» Your instructions: Return every line below as is, leaving out the pictures.

» Data block:
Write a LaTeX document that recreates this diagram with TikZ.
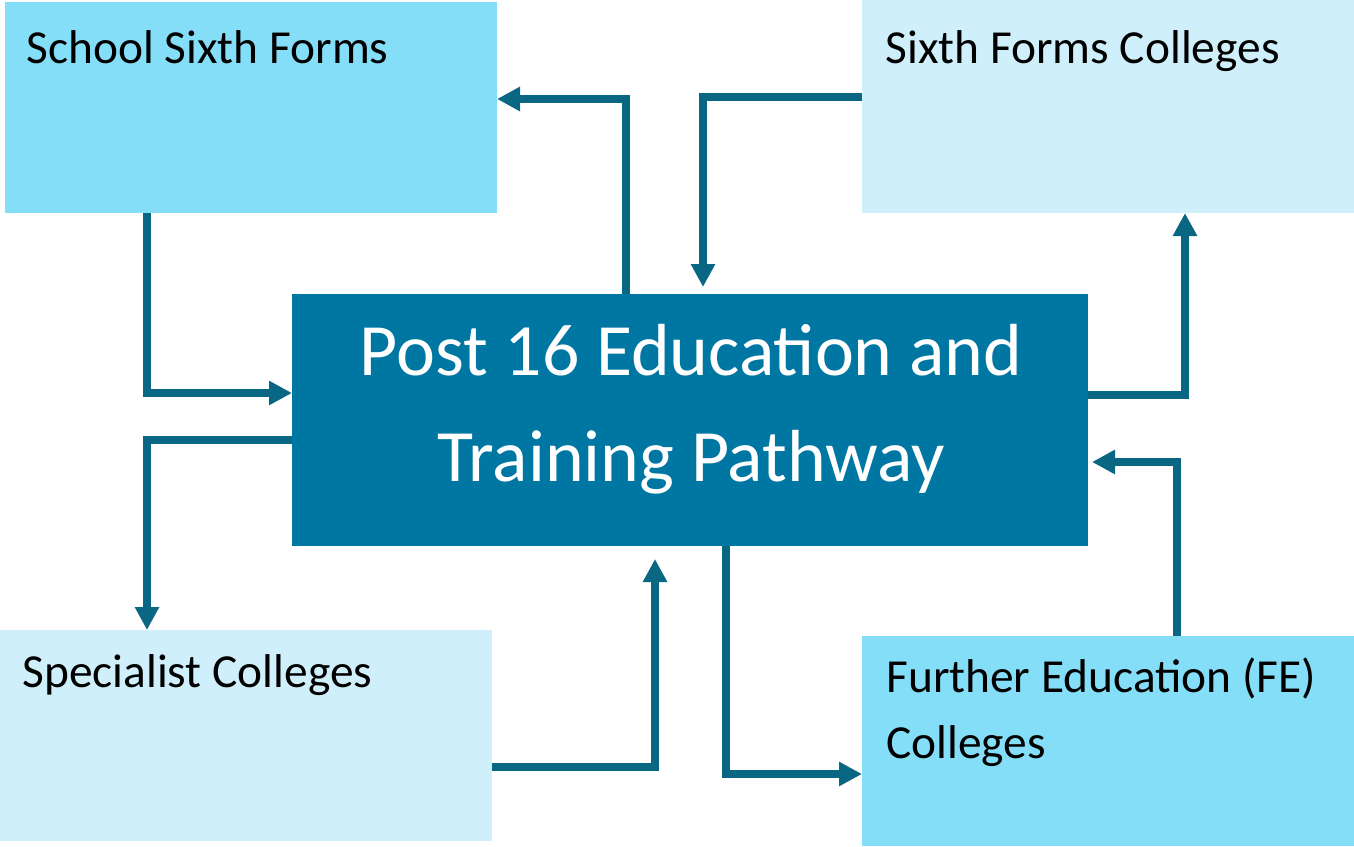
\documentclass[tikz,border=0pt]{standalone}
\usepackage{fontspec}
\setmainfont{Carlito}
\usepackage{xcolor}
\usepackage{tikz}
\usetikzlibrary{arrows.meta}

\definecolor{pale}{HTML}{CFF0FA}
\definecolor{sky}{HTML}{84DEF8}
\definecolor{hub}{HTML}{0077A3}
\definecolor{linkblue}{HTML}{0A6784}

\tikzset{
  box/.style={anchor=north west, inner sep=0pt, outer sep=0pt},
  boxtext/.style={anchor=base west, inner sep=0pt, align=left, font=\fontsize{23.7}{33}\selectfont},
  link/.style={draw=linkblue, line width=3.75pt, -{Triangle[length=11.5pt,width=11.5pt]}},
}

\begin{document}
\begin{tikzpicture}[x=0.5pt,y=-0.5pt]
\useasboundingbox (0,0) rectangle (1354,846);

\node[box, fill=sky,  minimum width=246pt, minimum height=105.5pt] (ssf) at (5,2) {};
\node[box, fill=pale, minimum width=246pt, minimum height=106.5pt] (sfc) at (862,0) {};
\node[box, fill=hub,  minimum width=398pt, minimum height=126pt]   (centre) at (292,294) {};
\node[box, fill=pale, minimum width=246pt, minimum height=105.5pt] (spc) at (0,630) {};
\node[box, fill=sky,  minimum width=246pt, minimum height=105pt]   (fec) at (862,636) {};

% base of a two-line label is its last line
\node[boxtext] (ssflabel) at (26,63) {School Sixth Forms};
\node[boxtext] (sfclabel) at (885,63) {Sixth Forms Colleges};
\node[boxtext] (spclabel) at (22,687) {Specialist Colleges};
\node[boxtext] (feclabel) at (886,758) {Further Education (FE)\\Colleges};

\node[text=white, align=center, font=\fontsize{36.9}{53}\selectfont] (centrelabel) at (691,409)
  {Post 16 Education and\\Training Pathway};

\draw[link] (centre.north -| 626,0) |- (ssf.east |- 0,99);
\draw[link, shorten >=3.5pt] (sfc.west |- 0,97) -| (centre.north -| 703,0);
\draw[link] (ssf.south -| 147,0) |- (centre.west |- 0,393);
\draw[link] (centre.west |- 0,440) -| (spc.north -| 147,0);
\draw[link, shorten >=6.5pt] (spc.east |- 0,767) -| (centre.south -| 655,0);
\draw[link] (centre.south -| 726,0) |- (fec.west |- 0,774);
\draw[link, shorten >=2pt] (fec.north -| 1177,0) |- (centre.east |- 0,462);
\draw[link] (centre.east |- 0,395) -| (sfc.south -| 1185,0);
\end{tikzpicture}
\end{document}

» Right answer:
Write a LaTeX document that recreates this diagram with TikZ.
\documentclass[tikz,border=0pt]{standalone}
\usepackage{fontspec}
\setmainfont{Carlito}
\usepackage{xcolor}
\usepackage{tikz}
\usetikzlibrary{arrows.meta}

\definecolor{pale}{HTML}{CFF0FA}
\definecolor{sky}{HTML}{84DEF8}
\definecolor{hub}{HTML}{0077A3}
\definecolor{linkblue}{HTML}{0A6784}

\tikzset{
  box/.style={anchor=north west, inner sep=0pt, outer sep=0pt},
  boxtext/.style={anchor=base west, inner sep=0pt, align=left, font=\fontsize{23.7}{33}\selectfont},
  link/.style={draw=linkblue, line width=3.75pt, -{Triangle[length=11.5pt,width=11.5pt]}},
}

\begin{document}
\begin{tikzpicture}[x=0.5pt,y=-0.5pt]
\useasboundingbox (0,0) rectangle (1354,846);

\node[box, fill=sky,  minimum width=246pt, minimum height=105.5pt] (ssf) at (5,2) {};
\node[box, fill=pale, minimum width=246pt, minimum height=106.5pt] (sfc) at (862,0) {};
\node[box, fill=hub,  minimum width=398pt, minimum height=126pt]   (centre) at (292,294) {};
\node[box, fill=pale, minimum width=246pt, minimum height=105.5pt] (spc) at (0,630) {};
\node[box, fill=sky,  minimum width=246pt, minimum height=105pt]   (fec) at (862,636) {};

% base of a two-line label is its last line
\node[boxtext] (ssflabel) at (26,63) {School Sixth Forms};
\node[boxtext] (sfclabel) at (885,63) {Sixth Forms Colleges};
\node[boxtext] (spclabel) at (22,687) {Specialist Colleges};
\node[boxtext] (feclabel) at (886,758) {Further Education (FE)\\Colleges};

\node[text=white, align=center, font=\fontsize{36.9}{53}\selectfont] (centrelabel) at (691,409)
  {Post 16 Education and\\Training Pathway};

\draw[link] (centre.north -| 626,0) |- (ssf.east |- 0,99);
\draw[link, shorten >=3.5pt] (sfc.west |- 0,97) -| (centre.north -| 703,0);
\draw[link] (ssf.south -| 147,0) |- (centre.west |- 0,393);
\draw[link] (centre.west |- 0,440) -| (spc.north -| 147,0);
\draw[link, shorten >=6.5pt] (spc.east |- 0,767) -| (centre.south -| 655,0);
\draw[link] (centre.south -| 726,0) |- (fec.west |- 0,774);
\draw[link, shorten >=2pt] (fec.north -| 1177,0) |- (centre.east |- 0,462);
\draw[link] (centre.east |- 0,395) -| (sfc.south -| 1185,0);
\end{tikzpicture}
\end{document}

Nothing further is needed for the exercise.